━━ Provided records

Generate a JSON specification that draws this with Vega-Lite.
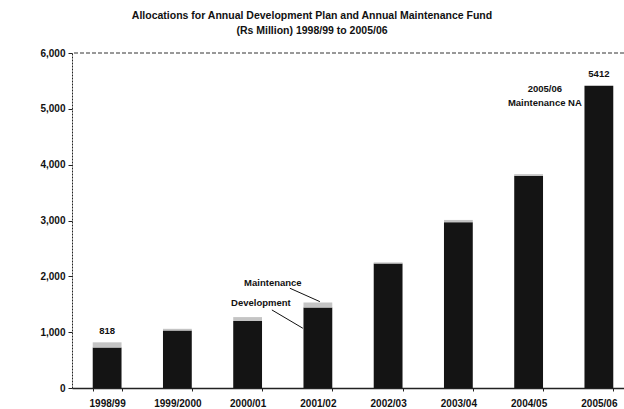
{
  "$schema": "https://vega.github.io/schema/vega-lite/v6.json",
  "autosize": {"type": "none"},
  "padding": {"left": 72, "top": 53, "right": 0, "bottom": 21},
  "width": 552,
  "height": 335,
  "background": "white",
  "config": {
    "font": "Liberation Sans",
    "view": {"stroke": null},
    "axis": {"labelFont": "Liberation Sans", "labelFontWeight": "bold", "labelColor": "#111", "domainColor": "#222", "tickColor": "#222"}
  },
  "title": {
    "text": ["Allocations for Annual Development Plan and Annual Maintenance Fund", "(Rs Million) 1998/99 to 2005/06"],
    "anchor": "middle",
    "dx": -36,
    "offset": 12,
    "fontSize": 10.5,
    "fontWeight": "bold",
    "font": "Liberation Sans",
    "color": "#111",
    "lineHeight": 15
  },
  "layer": [
    {
      "data": {"values": [
        {"year": "1998/99", "type": "Development", "value": 725},
        {"year": "1998/99", "type": "Maintenance", "value": 93},
        {"year": "1999/2000", "type": "Development", "value": 1030},
        {"year": "1999/2000", "type": "Maintenance", "value": 30},
        {"year": "2000/01", "type": "Development", "value": 1200},
        {"year": "2000/01", "type": "Maintenance", "value": 70},
        {"year": "2001/02", "type": "Development", "value": 1440},
        {"year": "2001/02", "type": "Maintenance", "value": 90},
        {"year": "2002/03", "type": "Development", "value": 2230},
        {"year": "2002/03", "type": "Maintenance", "value": 20},
        {"year": "2003/04", "type": "Development", "value": 2970},
        {"year": "2003/04", "type": "Maintenance", "value": 40},
        {"year": "2004/05", "type": "Development", "value": 3800},
        {"year": "2004/05", "type": "Maintenance", "value": 30},
        {"year": "2005/06", "type": "Development", "value": 5412},
        {"year": "2005/06", "type": "Maintenance", "value": 0}
      ]},
      "mark": {"type": "bar"},
      "encoding": {
        "x": {
          "field": "year", "type": "nominal", "sort": null,
          "scale": {"range": [0, 562], "paddingInner": 0.59, "paddingOuter": 0.295},
          "axis": {"title": null, "labelAngle": 0, "labelFontSize": 10, "tickBand": "extent", "tickSize": 3, "labelPadding": 7, "domainWidth": 1.5}
        },
        "y": {
          "field": "value", "type": "quantitative", "stack": "zero",
          "scale": {"domain": [0, 6000], "nice": false},
          "axis": {"title": null, "values": [0, 1000, 2000, 3000, 4000, 5000, 6000], "format": ",.0f", "labelFontSize": 10, "tickSize": 4, "labelPadding": 3, "grid": false, "domainDash": [2, 1]}
        },
        "color": {
          "field": "type", "type": "nominal",
          "scale": {"domain": ["Development", "Maintenance"], "range": ["#141414", "#c4c4c4"]},
          "legend": null
        },
        "order": {"field": "type", "sort": "ascending"}
      }
    },
    {
      "data": {"values": [{"top": 6000}]},
      "mark": {"type": "rule", "stroke": "#333", "strokeDash": [4, 2], "strokeWidth": 1},
      "encoding": {"y": {"field": "top", "type": "quantitative"}}
    },
    {
      "data": {"values": [
        {"year": "1998/99", "label": "818", "pos": 1021},
        {"year": "2005/06", "label": "5412", "pos": 5627}
      ]},
      "mark": {"type": "text", "fontSize": 9.5, "fontWeight": "bold", "color": "#111", "baseline": "middle"},
      "encoding": {
        "x": {"field": "year", "type": "nominal"},
        "y": {"field": "pos", "type": "quantitative"},
        "text": {"field": "label"}
      }
    },
    {
      "data": {"values": [
        {"year": "2005/06", "label": "2005/06", "pos": 5358},
        {"year": "2005/06", "label": "Maintenance NA", "pos": 5108}
      ]},
      "mark": {"type": "text", "fontSize": 9.5, "fontWeight": "bold", "color": "#111", "baseline": "middle", "dx": -54},
      "encoding": {
        "x": {"field": "year", "type": "nominal"},
        "y": {"field": "pos", "type": "quantitative"},
        "text": {"field": "label"}
      }
    },
    {
      "data": {"values": [
        {"year": "2001/02", "label": "Maintenance", "pos": 1882}
      ]},
      "mark": {"type": "text", "fontSize": 9.5, "fontWeight": "bold", "color": "#111", "baseline": "middle", "dx": -45},
      "encoding": {
        "x": {"field": "year", "type": "nominal"},
        "y": {"field": "pos", "type": "quantitative"},
        "text": {"field": "label"}
      }
    },
    {
      "data": {"values": [
        {"year": "2001/02", "label": "Development", "pos": 1523}
      ]},
      "mark": {"type": "text", "fontSize": 9.5, "fontWeight": "bold", "color": "#111", "baseline": "middle", "dx": -57},
      "encoding": {
        "x": {"field": "year", "type": "nominal"},
        "y": {"field": "pos", "type": "quantitative"},
        "text": {"field": "label"}
      }
    },
    {
      "data": {"values": [
        {"year": "2001/02", "from": 1787, "to": 1547}
      ]},
      "mark": {"type": "rule", "stroke": "#111", "strokeWidth": 1, "xOffset": -28, "x2Offset": 2},
      "encoding": {
        "x": {"field": "year", "type": "nominal"},
        "x2": {"field": "year"},
        "y": {"field": "from", "type": "quantitative"},
        "y2": {"field": "to"}
      }
    },
    {
      "data": {"values": [
        {"year": "2001/02", "from": 1398, "to": 1070}
      ]},
      "mark": {"type": "rule", "stroke": "#111", "strokeWidth": 1, "xOffset": -46, "x2Offset": -15},
      "encoding": {
        "x": {"field": "year", "type": "nominal"},
        "x2": {"field": "year"},
        "y": {"field": "from", "type": "quantitative"},
        "y2": {"field": "to"}
      }
    }
  ]
}
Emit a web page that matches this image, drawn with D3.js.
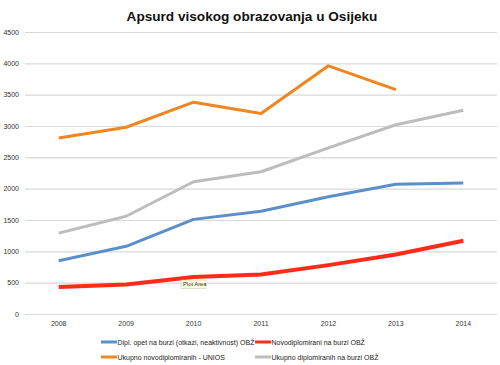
<!DOCTYPE html>
<html><head><meta charset="utf-8">
<script src="https://cdn.jsdelivr.net/npm/d3@7"></script>
<style>body{margin:0;background:#fff}svg{display:block;font-family:"Liberation Sans",Arial,sans-serif}</style>
</head><body><svg id="c" width="500" height="365"></svg>
<script>
const years = ["2008","2009","2010","2011","2012","2013","2014"];
const yTicks = [0,500,1000,1500,2000,2500,3000,3500,4000,4500];
const diplOpet = [850,1080,1510,1640,1870,2070,2090];
const novodiplomirani = [430,470,590,630,780,950,1170];
const ukupnoNovo = [2810,2980,3380,3200,3960,3580,null];
const ukupnoDipl = [1290,1560,2110,2270,2650,3020,3250];
const seriesNames = ["Dipl. opet na burzi (otkazi, neaktivnost) OBŽ","Novodiplomirani na burzi OBŽ","Ukupno novodiplomiranih - UNIOS","Ukupno diplomiranih na burzi OBŽ"];
const colors = ["#5b8fc9","#ff2a17","#f0861f","#bdbdbd"];
const widths = [3,4,3,3];

const svg = d3.select("#c");
const x = d3.scaleBand().domain(years).range([25,497]);
const y = d3.scaleLinear().domain([0,4500]).range([314,32]);

svg.append("text").attr("x",252).attr("y",20.5).attr("text-anchor","middle")
  .attr("font-size",13.6).attr("font-weight","bold").attr("fill","#111").text("Apsurd visokog obrazovanja u Osijeku");

const ya = svg.append("g").attr("transform","translate(25,0)")
  .call(d3.axisLeft(y).tickValues(yTicks).tickSize(-472).tickPadding(6).tickFormat(d3.format("d")));
ya.select(".domain").remove();
ya.selectAll(".tick line").attr("stroke","#d9d9d9").attr("stroke-width",1.2);
ya.selectAll(".tick text").attr("font-size",7).attr("fill","#333").attr("font-family","Liberation Sans, Arial, sans-serif");

const xa = svg.append("g").attr("transform","translate(0,314)")
  .call(d3.axisBottom(x).tickSize(0).tickPadding(7));
xa.select(".domain").remove();
xa.selectAll(".tick text").attr("font-size",7).attr("fill","#333").attr("font-family","Liberation Sans, Arial, sans-serif");

const all = [diplOpet,novodiplomirani,ukupnoNovo,ukupnoDipl];
const line = d3.line().defined(d=>d.v!=null).x(d=>x(d.y)+x.bandwidth()/2).y(d=>y(d.v));
const order = [3,2,0,1];
order.forEach(i=>{
  svg.append("path").datum(years.map((yr,j)=>({y:yr,v:all[i][j]})))
    .attr("d",line).attr("fill","none").attr("stroke",colors[i]).attr("stroke-width",widths[i])
    .attr("stroke-linejoin","round");
});

// tooltip artifact
const tt = svg.append("g").attr("transform","translate(181,280)");
tt.append("rect").attr("width",25).attr("height",8.5).attr("fill","#fdfbe0").attr("stroke","#c8c6a8").attr("stroke-width",0.5);
tt.append("text").attr("x",2).attr("y",6.3).attr("font-size",5.8).attr("fill","#333").text("Plot Area");

const legPos = [[101,342],[255,342],[101,357],[255,357]];
seriesNames.forEach((n,i)=>{
  const g = svg.append("g").attr("transform",`translate(${legPos[i][0]},${legPos[i][1]})`);
  g.append("line").attr("x1",0).attr("x2",16).attr("y1",0).attr("y2",0).attr("stroke",colors[i]).attr("stroke-width",3);
  g.append("text").attr("x",16.5).attr("y",2.5).attr("font-size",7).attr("fill","#222").text(n);
});
</script></body></html>
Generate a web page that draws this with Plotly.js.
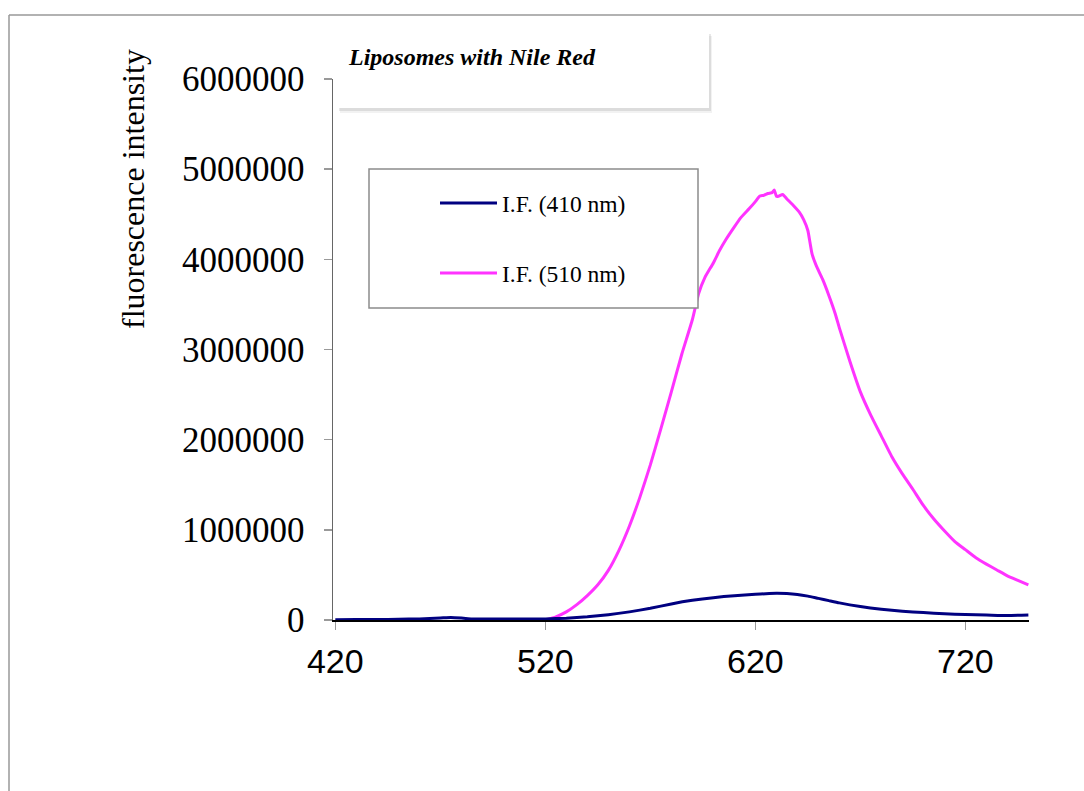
<!DOCTYPE html>
<html>
<head>
<meta charset="utf-8">
<script src="https://cdn.plot.ly/plotly-3.0.1.min.js"></script>
<style>
  html, body { margin: 0; padding: 0; background: #ffffff; }
  #chart { width: 1084px; height: 791px; }
</style>
</head>
<body>
<div id="chart"></div>
<script>
// Wavelength (nm) and fluorescence intensity
const wl510 = [520, 525, 530, 535, 540, 545, 550, 555, 560, 565, 570, 575, 580, 585, 590, 593, 596, 600, 603, 606, 610, 613, 617, 620, 622, 624, 626, 628, 629, 630, 631, 633, 635, 638, 641, 643, 645, 646, 647, 649, 652, 655, 658, 660, 665, 670, 675, 680, 685, 690, 695, 700, 705, 710, 715, 720, 725, 730, 735, 740, 745, 750];
const if510 = [0, 35000, 90000, 170000, 270000, 390000, 550000, 770000, 1040000, 1360000, 1720000, 2120000, 2530000, 2950000, 3330000, 3620000, 3800000, 3960000, 4100000, 4220000, 4360000, 4460000, 4560000, 4640000, 4700000, 4710000, 4730000, 4740000, 4770000, 4700000, 4700000, 4720000, 4670000, 4600000, 4520000, 4440000, 4320000, 4190000, 4060000, 3930000, 3780000, 3600000, 3400000, 3240000, 2870000, 2530000, 2270000, 2040000, 1810000, 1620000, 1450000, 1270000, 1120000, 990000, 870000, 780000, 690000, 620000, 555000, 490000, 440000, 390000];

const wl410 = [420, 430, 440, 450, 460, 470, 475, 480, 485, 490, 500, 510, 520, 530, 540, 550, 560, 570, 580, 590, 600, 610, 620, 625, 630, 635, 640, 645, 650, 655, 660, 670, 680, 690, 700, 710, 720, 730, 740, 750];
const if410 = [4000, 5000, 6000, 8000, 12000, 22000, 28000, 22000, 12000, 10000, 10000, 10000, 12000, 20000, 35000, 58000, 90000, 130000, 178000, 218000, 248000, 270000, 285000, 292000, 296000, 293000, 283000, 265000, 240000, 215000, 190000, 150000, 120000, 98000, 82000, 70000, 60000, 55000, 50000, 55000];

const seriesNames = ["I.F. (410 nm)", "I.F. (510 nm)"];
const seriesColors = ["#000080", "#FF33FF"];
const chartTitle = "Liposomes with Nile Red";
const yTitle = "fluorescence intensity";
const xTickVals = [420, 520, 620, 720];
const yTickVals = [0, 1000000, 2000000, 3000000, 4000000, 5000000, 6000000];

// plot area geometry in pixels
const W = 1084, H = 791;
const L = 333, R = 55, T = 79, B = 171;
const PW = W - L - R, PH = H - T - B;
const px = x => (x - L) / PW;          // pixel x -> paper x
const py = y => (H - B - y) / PH;      // pixel y -> paper y

const traces = [
  { x: wl510, y: if510, name: seriesNames[1], type: 'scatter', mode: 'lines',
    line: { color: seriesColors[1], width: 3, shape: 'spline', smoothing: 0.4 }, showlegend: false },
  { x: wl410, y: if410, name: seriesNames[0], type: 'scatter', mode: 'lines',
    line: { color: seriesColors[0], width: 3, shape: 'spline', smoothing: 0.5 }, showlegend: false }
];

const shapes = [
  // outer frame (top & left)
  { type: 'line', xref: 'paper', yref: 'paper', x0: px(9), x1: px(1084), y0: py(15), y1: py(15),
    line: { color: '#999999', width: 1.5 }, layer: 'above' },
  { type: 'line', xref: 'paper', yref: 'paper', x0: px(9), x1: px(9), y0: py(15), y1: py(791),
    line: { color: '#999999', width: 1.5 }, layer: 'above' },
  // title box shadow
  { type: 'rect', xref: 'paper', yref: 'paper', x0: px(340), x1: px(712), y0: py(36), y1: py(113),
    line: { width: 0 }, fillcolor: 'rgba(0,0,0,0.05)', layer: 'above' },
  { type: 'rect', xref: 'paper', yref: 'paper', x0: px(339), x1: px(711), y0: py(34), y1: py(111),
    line: { width: 0 }, fillcolor: 'rgba(0,0,0,0.09)', layer: 'above' },
  // title box
  { type: 'rect', xref: 'paper', yref: 'paper', x0: px(338), x1: px(709), y0: py(32), y1: py(108),
    line: { width: 0 }, fillcolor: '#ffffff', layer: 'above' },
  // legend box
  { type: 'rect', xref: 'paper', yref: 'paper', x0: px(369), x1: px(698), y0: py(169), y1: py(308),
    line: { color: '#8c8c8c', width: 1.5 }, fillcolor: '#ffffff', layer: 'above' },
  // legend samples
  { type: 'line', xref: 'paper', yref: 'paper', x0: px(440), x1: px(497), y0: py(203), y1: py(203),
    line: { color: seriesColors[0], width: 3 }, layer: 'above' },
  { type: 'line', xref: 'paper', yref: 'paper', x0: px(440), x1: px(497), y0: py(273), y1: py(273),
    line: { color: seriesColors[1], width: 3 }, layer: 'above' }
];

const serif = 'Liberation Serif, Times New Roman, serif';
const annotations = [
  { text: '<b><i>' + chartTitle + '</i></b>', xref: 'paper', yref: 'paper', x: px(346), y: py(57),
    xanchor: 'left', yanchor: 'middle', showarrow: false,
    font: { family: serif, size: 24, color: '#000000' } },
  { text: seriesNames[0], xref: 'paper', yref: 'paper', x: px(500), y: py(204),
    xanchor: 'left', yanchor: 'middle', showarrow: false,
    font: { family: serif, size: 23.5, color: '#000000' } },
  { text: seriesNames[1], xref: 'paper', yref: 'paper', x: px(500), y: py(274),
    xanchor: 'left', yanchor: 'middle', showarrow: false,
    font: { family: serif, size: 23.5, color: '#000000' } },
  { text: yTitle, xref: 'paper', yref: 'paper', x: px(133), y: py(189), textangle: -90,
    xanchor: 'center', yanchor: 'middle', showarrow: false,
    font: { family: serif, size: 32, color: '#000000' } }
];

const layout = {
  width: W, height: H,
  margin: { l: L, r: R, t: T, b: B, pad: 0 },
  paper_bgcolor: '#ffffff', plot_bgcolor: '#ffffff',
  showlegend: false,
  xaxis: {
    range: [418.9, 750.3], tickvals: xTickVals, ticktext: xTickVals.map(String),
    showgrid: false, zeroline: false, showline: true, linecolor: '#000000', linewidth: 1.5,
    ticks: 'outside', ticklen: 8, tickwidth: 1.5, tickcolor: '#999999',
    ticklabelstandoff: 3,
    tickfont: { family: 'Liberation Sans, Arial, sans-serif', size: 34, color: '#000000' }
  },
  yaxis: {
    range: [0, 6000000], tickvals: yTickVals, ticktext: yTickVals.map(String),
    showgrid: false, zeroline: false, showline: true, linecolor: '#666666', linewidth: 1.5,
    ticks: 'outside', ticklen: 8, tickwidth: 1.5, tickcolor: '#999999',
    ticklabelstandoff: 12,
    tickfont: { family: serif, size: 35, color: '#000000' }
  },
  shapes: shapes,
  annotations: annotations
};

Plotly.newPlot('chart', traces, layout, { staticPlot: true, displayModeBar: false });
</script>
</body>
</html>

━━━━

Aim: Look through the listing and extract every line with "Generate" in it.

Reply to the exercise:
Generate a JSON specification that draws this with Vega-Lite.
Generate a web page that draws this with Plotly.js.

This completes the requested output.